Flexible Solid-State Supercapacitors with Outstanding Capacitive Performance Enabled by N/B-Codoped Porous Carbon Nanosheets
Bei Liu, Hongbiao Chen, Mei Yang, Yijiang Liu, Huaming Li
Abstract
With the rapid development of flexible solid-state supercapacitors, there is a pressing need for designing and fabricating thin-film electrodes with excellent capacitive performance. Herein, we report the fabrication of freestanding N/B-codoped carbon films by pyrolyzing ammonium pentaborate-templated tris(2-chloroethyl)amine hydrochloride, followed by vacuum filtration.

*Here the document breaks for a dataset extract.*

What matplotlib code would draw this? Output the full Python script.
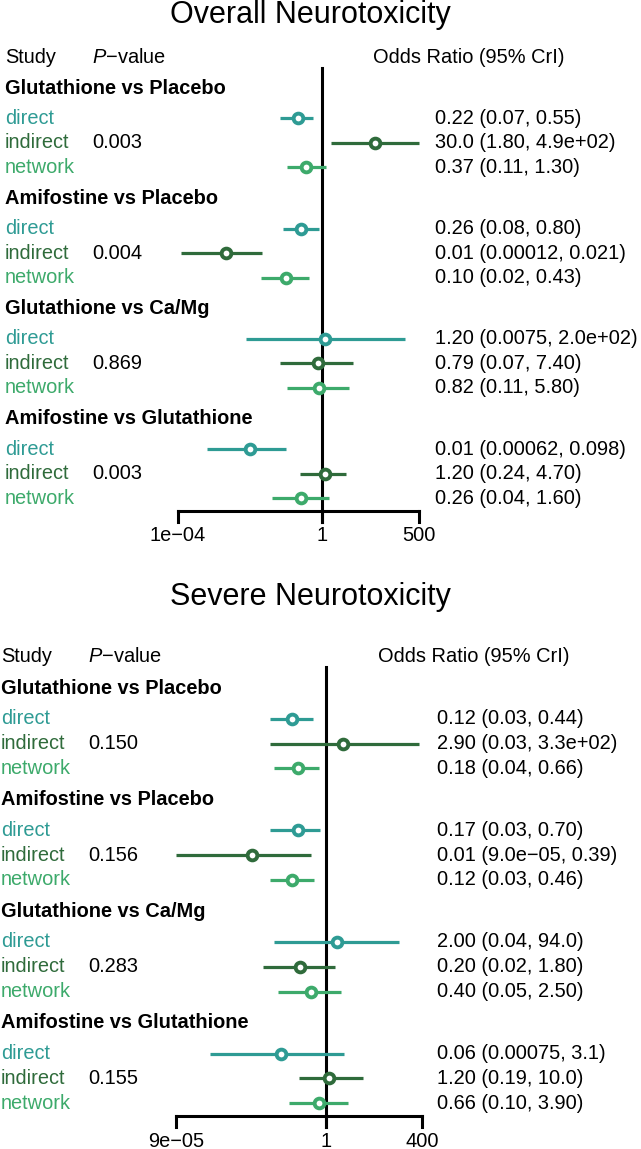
import matplotlib
matplotlib.use("Agg")
import matplotlib.pyplot as plt

plt.rcParams['font.family'] = ['Liberation Sans', 'DejaVu Sans']
plt.rcParams['mathtext.fontset'] = 'custom'
plt.rcParams['mathtext.it'] = 'Liberation Sans:italic'
plt.rcParams['mathtext.rm'] = 'Liberation Sans'

W, H = 641, 1149

# ---- data -------------------------------------------------------------
comparisons = ["Glutathione vs Placebo", "Amifostine vs Placebo",
               "Glutathione vs Ca/Mg", "Amifostine vs Glutathione"]
kinds = ["direct", "indirect", "network"]

# Overall neurotoxicity: [direct, indirect, network] per comparison
overall_est = [[0.22, 30.0, 0.37], [0.26, 0.0021, 0.10],
               [1.20, 0.79, 0.82], [0.01, 1.20, 0.26]]
overall_lo = [[0.07, 1.80, 0.11], [0.08, 0.00012, 0.02],
              [0.0075, 0.07, 0.11], [0.00062, 0.24, 0.04]]
overall_hi = [[0.55, 490, 1.30], [0.80, 0.021, 0.43],
              [200, 7.40, 5.80], [0.098, 4.70, 1.60]]
overall_lab = [["0.22 (0.07, 0.55)", "30.0 (1.80, 4.9e+02)", "0.37 (0.11, 1.30)"],
               ["0.26 (0.08, 0.80)", "0.01 (0.00012, 0.021)", "0.10 (0.02, 0.43)"],
               ["1.20 (0.0075, 2.0e+02)", "0.79 (0.07, 7.40)", "0.82 (0.11, 5.80)"],
               ["0.01 (0.00062, 0.098)", "1.20 (0.24, 4.70)", "0.26 (0.04, 1.60)"]]
overall_p = ["0.003", "0.004", "0.869", "0.003"]
overall_ticks = [1e-4, 1, 500]
overall_ticklabels = ["1e\u221204", "1", "500"]

# Severe neurotoxicity
severe_est = [[0.12, 2.90, 0.18], [0.17, 0.01, 0.12],
              [2.00, 0.20, 0.40], [0.06, 1.20, 0.66]]
severe_lo = [[0.03, 0.03, 0.04], [0.03, 9.0e-05, 0.03],
             [0.04, 0.02, 0.05], [0.00075, 0.19, 0.10]]
severe_hi = [[0.44, 330, 0.66], [0.70, 0.39, 0.46],
             [94.0, 1.80, 2.50], [3.1, 10.0, 3.90]]
severe_lab = [["0.12 (0.03, 0.44)", "2.90 (0.03, 3.3e+02)", "0.18 (0.04, 0.66)"],
              ["0.17 (0.03, 0.70)", "0.01 (9.0e\u221205, 0.39)", "0.12 (0.03, 0.46)"],
              ["2.00 (0.04, 94.0)", "0.20 (0.02, 1.80)", "0.40 (0.05, 2.50)"],
              ["0.06 (0.00075, 3.1)", "1.20 (0.19, 10.0)", "0.66 (0.10, 3.90)"]]
severe_p = ["0.150", "0.156", "0.283", "0.155"]
severe_ticks = [9e-05, 1, 400]
severe_ticklabels = ["9e\u221205", "1", "400"]

colors = {"direct": "#2E9B94", "indirect": "#2F6B3B", "network": "#3DAA6B"}
FS = 14.4

fig = plt.figure(figsize=(W / 100, H / 100), dpi=100)


def panel(title, title_px, p0, u, c, k, est, lo, hi, labs, pvals, ticks, ticklabels,
          x_study, x_p, x_or, x_val):
    # p0: pixel row of first group header, u: pixels per row, c: pixel of OR=1, k: px per decade
    ax = fig.add_axes([0, 0, 1, 1])
    ax.set_axis_off()
    ax.set_xscale('log')
    ax.set_xlim(10 ** (-c / k), 10 ** ((W - c) / k))
    ax.set_ylim((H - p0) / u, -p0 / u)
    tr = ax.get_yaxis_transform()

    fig.text(310 / W, 1 - title_px / H, title, ha='center', va='center', fontsize=22)

    yh = -1.25
    ax.text(x_study / W, yh, "Study", transform=tr, ha='left', va='center', fontsize=FS)
    ax.text(x_p / W, yh, "$P$\u2212value", transform=tr,
            ha='left', va='center', fontsize=FS)
    ax.text(x_or / W, yh, "Odds Ratio (95% CrI)", transform=tr, ha='left', va='center',
            fontsize=FS)

    last = 0
    for g, name in enumerate(comparisons):
        y0 = g * 4.5
        ax.text(x_study / W, y0, name, transform=tr, ha='left', va='center',
                fontsize=FS, fontweight='bold')
        for i, kind in enumerate(kinds):
            y = y0 + 1.24 + i
            col = colors[kind]
            ax.plot([lo[g][i], hi[g][i]], [y, y], color=col, lw=2.3,
                    solid_capstyle='butt', zorder=3)
            ax.plot([est[g][i]], [y], 'o', mfc='white', mec=col, ms=7.0, mew=2.8, zorder=4)
            ax.text(x_study / W, y, kind, transform=tr, ha='left', va='center',
                    fontsize=FS, color=col)
            ax.text(x_val / W, y, labs[g][i], transform=tr, ha='left', va='center',
                    fontsize=FS)
            last = y
        ax.text(x_p / W, y0 + 2.24, pvals[g], transform=tr, ha='left', va='center',
                fontsize=FS)

    ya = last + 0.53
    tick_len = 0.45
    ax.plot([1, 1], [-0.83, ya + tick_len], color='black', lw=2.2, zorder=2)
    ax.plot([ticks[0], ticks[-1]], [ya, ya], color='black', lw=2.2,
            solid_capstyle='projecting')
    for t, tl in zip(ticks, ticklabels):
        ax.plot([t, t], [ya, ya + tick_len], color='black', lw=2.2)
        ax.text(t, ya + 1.0, tl, ha='center', va='center', fontsize=FS)


panel("Overall Neurotoxicity", 15, 88, 24.5, 322, 36,
      overall_est, overall_lo, overall_hi, overall_lab, overall_p,
      overall_ticks, overall_ticklabels, 5, 92, 373, 435)
panel("Severe Neurotoxicity", 597, 688, 24.8, 326, 37,
      severe_est, severe_lo, severe_hi, severe_lab, severe_p,
      severe_ticks, severe_ticklabels, 1, 88, 378, 437)

fig.savefig("out.png", dpi=100, facecolor='white')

The as-fabricated N/B-codoped carbon nanosheets (namely, BNC-850) with a thickness of around 4.0 nm have a hierarchical pore structure, a high specific surface area (883 m2 g–1), and high N/B contents (9.6 atom % N and 3.9 atom % B). Benefiting from the graphene-like structure and the high level of N/B-codoping, the freestanding BNC-850 film electrode manifested both high specific capacitance (361 F g–1 at 0.5 A g–1) and high rate capability (83.1% capacitance retention at 1.0–100 A g–1) in an aqueous alkali electrolyte. In addition, flexible solid-state supercapacitors assembled with the BNC-850 film electrode also manifested high capacitance (281 F g–1 at 1.0 A g–1) and high rate capability (76.6% capacitance retention at 1.0–50 A g–1) in an alkali poly(vinyl alcohol) (PVA)–KOH gel electrolyte together with high energy density (30.14 Wh kg–1) in a neutral sodium carboxymethyl cellulose (CMCNa)–Na2SO4 gel electrolyte. Considering that such N/B-codoped carbon nanosheets can be easily fabricated on a large scale using inexpensive and commercially available precursors and templates, they should have great potential for application in flexible solid-state supercapacitors.